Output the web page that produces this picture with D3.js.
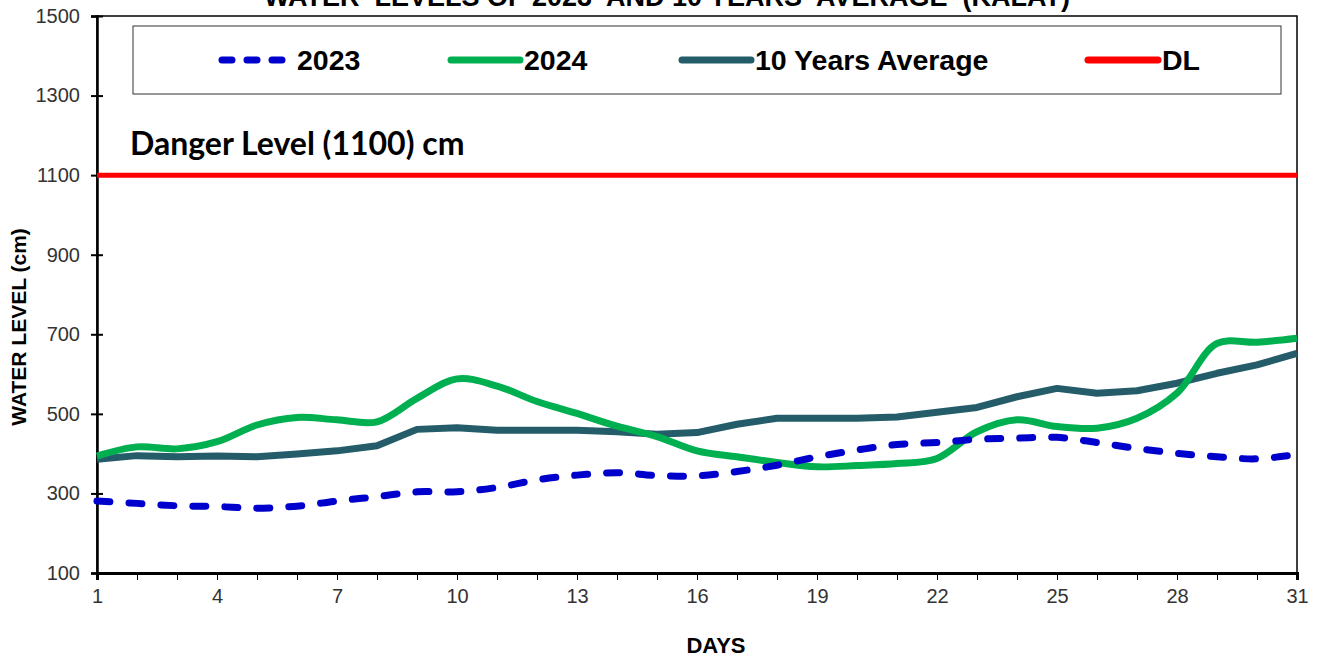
<!DOCTYPE html>
<html>
<head>
<meta charset="utf-8">
<script src="https://cdn.jsdelivr.net/npm/d3@7"></script>
<style>
  html, body { margin: 0; padding: 0; background: #fff; }
  svg { display: block; }
</style>
</head>
<body>
<svg id="chart" width="1327" height="660"></svg>
<script>
const days = d3.range(1, 32);
const values2023 = [281,275,269,267,263,268,281,292,304,304,315,334,346,352,345,344,355,371,392,409,423,428,436,439,441,428,413,401,392,387,398];
const values2024 = [394,417,412,430,472,491,485,480,539,588,570,531,501,469,443,407,392,378,367,370,375,388,455,485,468,464,489,552,677,680,690];
const valuesAvg  = [386,395,392,394,392,399,407,420,461,465,459,459,459,455,449,453,474,489,489,489,492,504,516,543,564,552,558,577,602,623,652];
const dangerLevel = 1100;
const yTicks = [100,300,500,700,900,1100,1300,1500];
const xTickLabels = [1,4,7,10,13,16,19,22,25,28,31];
const legendLabels = ["2023","2024","10 Years Average","DL"];
const titleText = "WATER  LEVELS OF 2023  AND 10 YEARS  AVERAGE  (KALAT)";

const svg = d3.select("#chart");
const L = 97, R = 1297, T = 16, B = 573;
const x = d3.scaleLinear().domain([1, 31]).range([L, R]);
const y = d3.scaleLinear().domain([100, 1500]).range([B, T]);

// title (cut off at top, as in the reference)
svg.append("text").attr("x", 667).attr("y", 6).attr("text-anchor", "middle")
  .style("white-space", "pre")
  .attr("font-family", "Liberation Sans, Arial, sans-serif").attr("font-weight", "bold")
  .attr("font-size", 27).attr("fill", "#000").text(titleText);

// plot frame
svg.append("rect").attr("x", L).attr("y", T).attr("width", R - L).attr("height", B - T)
  .attr("fill", "none").attr("stroke", "#000").attr("stroke-width", 1.5);

// y axis
const yAxis = d3.axisLeft(y).tickValues(yTicks).tickSize(6).tickPadding(10).tickFormat(d3.format("d"));
const gy = svg.append("g").attr("transform", `translate(${L},0)`).call(yAxis);
gy.select(".domain").attr("stroke", "#000").attr("stroke-width", 2.5);
gy.selectAll(".tick line").attr("stroke", "#000").attr("stroke-width", 2).attr("x2", 6).attr("x1", -6);
gy.selectAll(".tick text").attr("font-family", "Liberation Sans, Arial, sans-serif")
  .attr("font-size", 20).attr("fill", "#333").attr("x", -17);

// x axis
const xAxis = d3.axisBottom(x).tickValues(days).tickSize(7).tickPadding(6)
  .tickFormat(d => xTickLabels.includes(d) ? d : "");
const gx = svg.append("g").attr("transform", `translate(0,${B})`).call(xAxis);
gx.select(".domain").attr("stroke", "#000").attr("stroke-width", 3);
gx.selectAll(".tick line").attr("stroke", "#000").attr("stroke-width", 1);
gx.selectAll(".tick text").attr("font-family", "Liberation Sans, Arial, sans-serif")
  .attr("font-size", 20).attr("fill", "#333").attr("dy", "0.85em");

// axis titles
svg.append("text").attr("x", 716).attr("y", 653).attr("text-anchor", "middle")
  .attr("font-family", "Liberation Sans, Arial, sans-serif").attr("font-weight", "bold")
  .attr("font-size", 22).text("DAYS");
svg.append("text").attr("transform", "translate(26,327) rotate(-90)").attr("text-anchor", "middle")
  .attr("font-family", "Liberation Sans, Arial, sans-serif").attr("font-weight", "bold")
  .attr("font-size", 21).text("WATER LEVEL (cm)");

// danger level
svg.append("line").attr("x1", L).attr("x2", R).attr("y1", y(dangerLevel)).attr("y2", y(dangerLevel))
  .attr("stroke", "#FF0000").attr("stroke-width", 5);
svg.append("text").attr("x", 130).attr("y", 155)
  .attr("font-family", "Lato, 'Open Sans', sans-serif").attr("font-weight", "bold")
  .attr("font-size", 32).attr("fill", "#000").text("Danger Level (1100) cm");

// series
const lineSmooth = d3.line().x((d, i) => x(days[i])).y(d => y(d)).curve(d3.curveCatmullRom.alpha(0.5));
const lineStraight = d3.line().x((d, i) => x(days[i])).y(d => y(d));

svg.append("path").datum(valuesAvg).attr("d", lineStraight).attr("fill", "none")
  .attr("stroke", "#245C6A").attr("stroke-width", 7).attr("stroke-linejoin", "round");
svg.append("path").datum(values2024).attr("d", lineSmooth).attr("fill", "none")
  .attr("stroke", "#00B050").attr("stroke-width", 7).attr("stroke-linejoin", "round");
svg.append("path").datum(values2023).attr("d", lineSmooth).attr("fill", "none")
  .attr("stroke", "#0000CC").attr("stroke-width", 7).attr("stroke-linecap", "round")
  .attr("stroke-dasharray", "13,19");

// legend
svg.append("rect").attr("x", 133).attr("y", 26).attr("width", 1148).attr("height", 68)
  .attr("fill", "#fff").attr("stroke", "#333").attr("stroke-width", 1);
const legendItems = [
  {label: legendLabels[0], x1: 222, x2: 293, color: "#0000CC", dash: "13,19"},
  {label: legendLabels[1], x1: 451, x2: 520, color: "#00B050", dash: null},
  {label: legendLabels[2], x1: 682, x2: 751, color: "#245C6A", dash: null},
  {label: legendLabels[3], x1: 1088, x2: 1158, color: "#FF0000", dash: null}
];
const lg = svg.append("g");
legendItems.forEach(it => {
  const ln = lg.append("line").attr("x1", it.x1).attr("x2", it.x2).attr("y1", 60).attr("y2", 60)
    .attr("stroke", it.color).attr("stroke-width", 7).attr("stroke-linecap", "round");
  if (it.dash) ln.attr("stroke-dasharray", "10,15");
  lg.append("text").attr("x", it.x2 + 4).attr("y", 70)
    .attr("font-family", "Liberation Sans, Arial, sans-serif").attr("font-weight", "bold")
    .attr("font-size", 28.5).attr("fill", "#000").text(it.label);
});
</script>
</body>
</html>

● **Task description**
Take the listing above and restate it word for word, without its pictures.

● **The completed task**
Output the web page that produces this picture with D3.js.
<!DOCTYPE html>
<html>
<head>
<meta charset="utf-8">
<script src="https://cdn.jsdelivr.net/npm/d3@7"></script>
<style>
  html, body { margin: 0; padding: 0; background: #fff; }
  svg { display: block; }
</style>
</head>
<body>
<svg id="chart" width="1327" height="660"></svg>
<script>
const days = d3.range(1, 32);
const values2023 = [281,275,269,267,263,268,281,292,304,304,315,334,346,352,345,344,355,371,392,409,423,428,436,439,441,428,413,401,392,387,398];
const values2024 = [394,417,412,430,472,491,485,480,539,588,570,531,501,469,443,407,392,378,367,370,375,388,455,485,468,464,489,552,677,680,690];
const valuesAvg  = [386,395,392,394,392,399,407,420,461,465,459,459,459,455,449,453,474,489,489,489,492,504,516,543,564,552,558,577,602,623,652];
const dangerLevel = 1100;
const yTicks = [100,300,500,700,900,1100,1300,1500];
const xTickLabels = [1,4,7,10,13,16,19,22,25,28,31];
const legendLabels = ["2023","2024","10 Years Average","DL"];
const titleText = "WATER  LEVELS OF 2023  AND 10 YEARS  AVERAGE  (KALAT)";

const svg = d3.select("#chart");
const L = 97, R = 1297, T = 16, B = 573;
const x = d3.scaleLinear().domain([1, 31]).range([L, R]);
const y = d3.scaleLinear().domain([100, 1500]).range([B, T]);

// title (cut off at top, as in the reference)
svg.append("text").attr("x", 667).attr("y", 6).attr("text-anchor", "middle")
  .style("white-space", "pre")
  .attr("font-family", "Liberation Sans, Arial, sans-serif").attr("font-weight", "bold")
  .attr("font-size", 27).attr("fill", "#000").text(titleText);

// plot frame
svg.append("rect").attr("x", L).attr("y", T).attr("width", R - L).attr("height", B - T)
  .attr("fill", "none").attr("stroke", "#000").attr("stroke-width", 1.5);

// y axis
const yAxis = d3.axisLeft(y).tickValues(yTicks).tickSize(6).tickPadding(10).tickFormat(d3.format("d"));
const gy = svg.append("g").attr("transform", `translate(${L},0)`).call(yAxis);
gy.select(".domain").attr("stroke", "#000").attr("stroke-width", 2.5);
gy.selectAll(".tick line").attr("stroke", "#000").attr("stroke-width", 2).attr("x2", 6).attr("x1", -6);
gy.selectAll(".tick text").attr("font-family", "Liberation Sans, Arial, sans-serif")
  .attr("font-size", 20).attr("fill", "#333").attr("x", -17);

// x axis
const xAxis = d3.axisBottom(x).tickValues(days).tickSize(7).tickPadding(6)
  .tickFormat(d => xTickLabels.includes(d) ? d : "");
const gx = svg.append("g").attr("transform", `translate(0,${B})`).call(xAxis);
gx.select(".domain").attr("stroke", "#000").attr("stroke-width", 3);
gx.selectAll(".tick line").attr("stroke", "#000").attr("stroke-width", 1);
gx.selectAll(".tick text").attr("font-family", "Liberation Sans, Arial, sans-serif")
  .attr("font-size", 20).attr("fill", "#333").attr("dy", "0.85em");

// axis titles
svg.append("text").attr("x", 716).attr("y", 653).attr("text-anchor", "middle")
  .attr("font-family", "Liberation Sans, Arial, sans-serif").attr("font-weight", "bold")
  .attr("font-size", 22).text("DAYS");
svg.append("text").attr("transform", "translate(26,327) rotate(-90)").attr("text-anchor", "middle")
  .attr("font-family", "Liberation Sans, Arial, sans-serif").attr("font-weight", "bold")
  .attr("font-size", 21).text("WATER LEVEL (cm)");

// danger level
svg.append("line").attr("x1", L).attr("x2", R).attr("y1", y(dangerLevel)).attr("y2", y(dangerLevel))
  .attr("stroke", "#FF0000").attr("stroke-width", 5);
svg.append("text").attr("x", 130).attr("y", 155)
  .attr("font-family", "Lato, 'Open Sans', sans-serif").attr("font-weight", "bold")
  .attr("font-size", 32).attr("fill", "#000").text("Danger Level (1100) cm");

// series
const lineSmooth = d3.line().x((d, i) => x(days[i])).y(d => y(d)).curve(d3.curveCatmullRom.alpha(0.5));
const lineStraight = d3.line().x((d, i) => x(days[i])).y(d => y(d));

svg.append("path").datum(valuesAvg).attr("d", lineStraight).attr("fill", "none")
  .attr("stroke", "#245C6A").attr("stroke-width", 7).attr("stroke-linejoin", "round");
svg.append("path").datum(values2024).attr("d", lineSmooth).attr("fill", "none")
  .attr("stroke", "#00B050").attr("stroke-width", 7).attr("stroke-linejoin", "round");
svg.append("path").datum(values2023).attr("d", lineSmooth).attr("fill", "none")
  .attr("stroke", "#0000CC").attr("stroke-width", 7).attr("stroke-linecap", "round")
  .attr("stroke-dasharray", "13,19");

// legend
svg.append("rect").attr("x", 133).attr("y", 26).attr("width", 1148).attr("height", 68)
  .attr("fill", "#fff").attr("stroke", "#333").attr("stroke-width", 1);
const legendItems = [
  {label: legendLabels[0], x1: 222, x2: 293, color: "#0000CC", dash: "13,19"},
  {label: legendLabels[1], x1: 451, x2: 520, color: "#00B050", dash: null},
  {label: legendLabels[2], x1: 682, x2: 751, color: "#245C6A", dash: null},
  {label: legendLabels[3], x1: 1088, x2: 1158, color: "#FF0000", dash: null}
];
const lg = svg.append("g");
legendItems.forEach(it => {
  const ln = lg.append("line").attr("x1", it.x1).attr("x2", it.x2).attr("y1", 60).attr("y2", 60)
    .attr("stroke", it.color).attr("stroke-width", 7).attr("stroke-linecap", "round");
  if (it.dash) ln.attr("stroke-dasharray", "10,15");
  lg.append("text").attr("x", it.x2 + 4).attr("y", 70)
    .attr("font-family", "Liberation Sans, Arial, sans-serif").attr("font-weight", "bold")
    .attr("font-size", 28.5).attr("fill", "#000").text(it.label);
});
</script>
</body>
</html>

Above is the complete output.